*Required task:* Your output is the lines from the first one to the one containing "const toPoints = (xs: number[], ys: number[])", repeated exactly, with images left out.

*Data provided:*

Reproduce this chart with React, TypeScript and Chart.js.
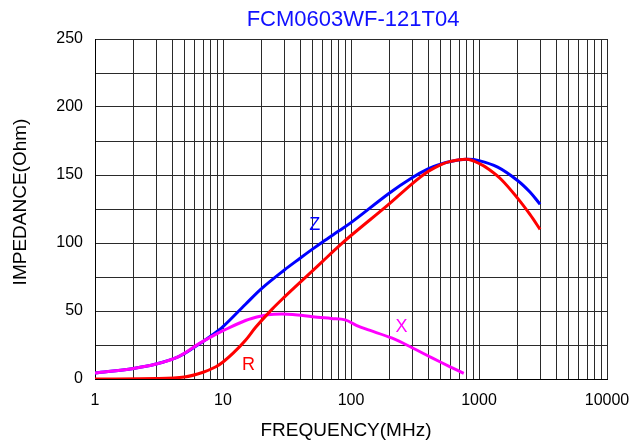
import React, { useEffect, useRef } from 'react';
import { Chart, registerables } from 'chart.js';

Chart.register(...registerables);

const TITLE = 'FCM0603WF-121T04';
const X_TITLE = 'FREQUENCY(MHz)';
const Y_TITLE = 'IMPEDANCE(Ohm)';

const X_TICK_LABELS = [1, 10, 100, 1000, 10000];
const X_GRID_MULTIPLES = [1, 2, 3, 4, 5, 6, 7, 8, 9];
const Y_MIN = 0;
const Y_MAX = 250;
const Y_GRID_STEP = 25;
const Y_LABEL_STEP = 50;

const Z_FREQ = [1, 2, 3, 4.5, 6, 8, 10, 15, 20, 30, 40, 50, 60, 80, 100, 200, 300, 400, 500, 600, 800, 1000, 1400, 2000, 2500, 3000];
const Z_VALUES = [4.4, 7.8, 11, 16.5, 23.5, 31.5, 38.5, 55, 66.5, 80, 88.8, 95.5, 100.8, 108.8, 115, 136.8, 148, 154.5, 158, 160, 161.5, 160.6, 155.8, 146, 137.5, 128.5];

const R_FREQ = [1, 3, 5, 7, 8.8, 10, 12, 15, 18, 24, 30, 40, 50, 60, 80, 100, 200, 300, 400, 500, 600, 800, 1000, 1200, 1500, 2000, 2500, 3000];
const R_VALUES = [0, 0.3, 1.5, 5, 9, 12.5, 19, 28.5, 38, 51, 60, 71, 79.5, 86.5, 97.5, 105.5, 129, 143.5, 152.5, 157.5, 160, 161.5, 158.5, 154, 146.5, 133, 121, 110];

const X_FREQ = [1, 2, 3, 4.5, 6.5, 8, 10, 15, 20, 25, 35, 50, 70, 90, 110, 130, 210, 300, 430, 600, 760];
const X_VALUES = [4.4, 7.8, 11, 16.5, 26, 30.8, 35.5, 43, 46.3, 47.6, 47.5, 45.8, 44.5, 43.5, 39.5, 36.8, 30, 23, 15.5, 8.8, 4.2];

const CURVE_LABEL_TEXT = ['Z', 'X', 'R'];
const CURVE_LABEL_FREQ = [52, 248, 15.8];
const CURVE_LABEL_VALUE = [113, 38.2, 10.3];
const CURVE_LABEL_COLOR = ['#0000ff', '#ff00ff', '#ff0000'];

const FONT = "'Liberation Sans', Arial, sans-serif";

const toPoints = (xs: number[], ys: number[]) => xs.map((x, i) => ({ x, y: ys[i] }));

const gridTicks: number[] = [];
X_TICK_LABELS.forEach((dec, i) => {
  if (i < X_TICK_LABELS.length - 1) {
    X_GRID_MULTIPLES.forEach((m) => gridTicks.push(dec * m));
  } else {
    gridTicks.push(dec);
  }
});

const textPlugin = {
  id: 'textPlugin',
  afterDraw(chart: any) {
    const { ctx, chartArea, scales } = chart;
    ctx.save();
    ctx.textAlign = 'center';
    ctx.textBaseline = 'middle';
    ctx.fillStyle = '#1010ff';
    ctx.font = `22px ${FONT}`;
    ctx.fillText(TITLE, (chartArea.left + chartArea.right) / 2 + 2, 20);
    ctx.fillStyle = '#000';
    ctx.font = `19px ${FONT}`;
    ctx.fillText(X_TITLE, (chartArea.left + chartArea.right) / 2 - 5, 431);
    ctx.save();
    ctx.translate(21, (chartArea.top + chartArea.bottom) / 2 - 7);
    ctx.rotate(-Math.PI / 2);
    ctx.fillText(Y_TITLE, 0, 0);
    ctx.restore();
    ctx.font = `18px ${FONT}`;
    CURVE_LABEL_TEXT.forEach((t, i) => {
      ctx.fillStyle = CURVE_LABEL_COLOR[i];
      ctx.fillText(t, scales.x.getPixelForValue(CURVE_LABEL_FREQ[i]), scales.y.getPixelForValue(CURVE_LABEL_VALUE[i]));
    });
    ctx.restore();
  },
};

const lineStyle = {
  borderWidth: 3,
  pointRadius: 0,
  tension: 0.35,
  fill: false,
};

export default function App() {
  const ref = useRef<HTMLCanvasElement | null>(null);
  useEffect(() => {
    if (!ref.current) return;
    const chart = new Chart(ref.current, {
      type: 'line',
      data: {
        datasets: [
          { label: 'R', data: toPoints(R_FREQ, R_VALUES), borderColor: '#ff0000', ...lineStyle },
          { label: 'X', data: toPoints(X_FREQ, X_VALUES), borderColor: '#ff00ff', ...lineStyle },
          { label: 'Z', data: toPoints(Z_FREQ, Z_VALUES), borderColor: '#0000ff', ...lineStyle },
        ],
      },
      options: {
        responsive: false,
        animation: false,
        devicePixelRatio: 1,
        layout: { padding: { left: 0, top: 39, right: 24, bottom: 0 } },
        plugins: {
          legend: { display: false },
          tooltip: { enabled: false },
          title: { display: false },
        },
        scales: {
          x: {
            type: 'logarithmic',
            min: 1,
            max: 10000,
            afterBuildTicks: (scale: any) => {
              scale.ticks = gridTicks.map((v) => ({ value: v, major: X_TICK_LABELS.includes(v) }));
            },
            afterFit: (scale: any) => {
              scale.height = 62;
              scale.paddingRight = 0;
              scale.paddingLeft = 0;
            },
            grid: { color: '#2a2a2a', lineWidth: 1, drawTicks: false },
            border: { display: true, color: '#000', width: 1 },
            ticks: {
              autoSkip: false,
              maxRotation: 0,
              padding: 12,
              color: '#000',
              font: { family: FONT, size: 16 },
              callback: (v: any) => (X_TICK_LABELS.includes(Number(v)) ? String(v) : ''),
            },
          },
          y: {
            type: 'linear',
            min: Y_MIN,
            max: Y_MAX,
            afterFit: (scale: any) => {
              scale.width = 95;
              scale.paddingTop = 0;
              scale.paddingBottom = 0;
            },
            grid: { color: '#2a2a2a', lineWidth: 1, drawTicks: false },
            border: { display: true, color: '#000', width: 1 },
            ticks: {
              stepSize: Y_GRID_STEP,
              autoSkip: false,
              padding: 12,
              color: '#000',
              font: { family: FONT, size: 16 },
              callback: (v: any) => (Number(v) % Y_LABEL_STEP === 0 ? String(v) : ''),
            },
          },
        },
      },
      plugins: [textPlugin],
    } as any);
    return () => chart.destroy();
  }, []);
  return (
    <div style={{ position: 'fixed', left: 0, top: 0, width: 631, height: 441, background: '#fff' }}>
      <canvas ref={ref} width={631} height={441} style={{ display: 'block' }} />
    </div>
  );
}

*Answer below:*
Reproduce this chart with React, TypeScript and Chart.js.
import React, { useEffect, useRef } from 'react';
import { Chart, registerables } from 'chart.js';

Chart.register(...registerables);

const TITLE = 'FCM0603WF-121T04';
const X_TITLE = 'FREQUENCY(MHz)';
const Y_TITLE = 'IMPEDANCE(Ohm)';

const X_TICK_LABELS = [1, 10, 100, 1000, 10000];
const X_GRID_MULTIPLES = [1, 2, 3, 4, 5, 6, 7, 8, 9];
const Y_MIN = 0;
const Y_MAX = 250;
const Y_GRID_STEP = 25;
const Y_LABEL_STEP = 50;

const Z_FREQ = [1, 2, 3, 4.5, 6, 8, 10, 15, 20, 30, 40, 50, 60, 80, 100, 200, 300, 400, 500, 600, 800, 1000, 1400, 2000, 2500, 3000];
const Z_VALUES = [4.4, 7.8, 11, 16.5, 23.5, 31.5, 38.5, 55, 66.5, 80, 88.8, 95.5, 100.8, 108.8, 115, 136.8, 148, 154.5, 158, 160, 161.5, 160.6, 155.8, 146, 137.5, 128.5];

const R_FREQ = [1, 3, 5, 7, 8.8, 10, 12, 15, 18, 24, 30, 40, 50, 60, 80, 100, 200, 300, 400, 500, 600, 800, 1000, 1200, 1500, 2000, 2500, 3000];
const R_VALUES = [0, 0.3, 1.5, 5, 9, 12.5, 19, 28.5, 38, 51, 60, 71, 79.5, 86.5, 97.5, 105.5, 129, 143.5, 152.5, 157.5, 160, 161.5, 158.5, 154, 146.5, 133, 121, 110];

const X_FREQ = [1, 2, 3, 4.5, 6.5, 8, 10, 15, 20, 25, 35, 50, 70, 90, 110, 130, 210, 300, 430, 600, 760];
const X_VALUES = [4.4, 7.8, 11, 16.5, 26, 30.8, 35.5, 43, 46.3, 47.6, 47.5, 45.8, 44.5, 43.5, 39.5, 36.8, 30, 23, 15.5, 8.8, 4.2];

const CURVE_LABEL_TEXT = ['Z', 'X', 'R'];
const CURVE_LABEL_FREQ = [52, 248, 15.8];
const CURVE_LABEL_VALUE = [113, 38.2, 10.3];
const CURVE_LABEL_COLOR = ['#0000ff', '#ff00ff', '#ff0000'];

const FONT = "'Liberation Sans', Arial, sans-serif";

const toPoints = (xs: number[], ys: number[]) => xs.map((x, i) => ({ x, y: ys[i] }));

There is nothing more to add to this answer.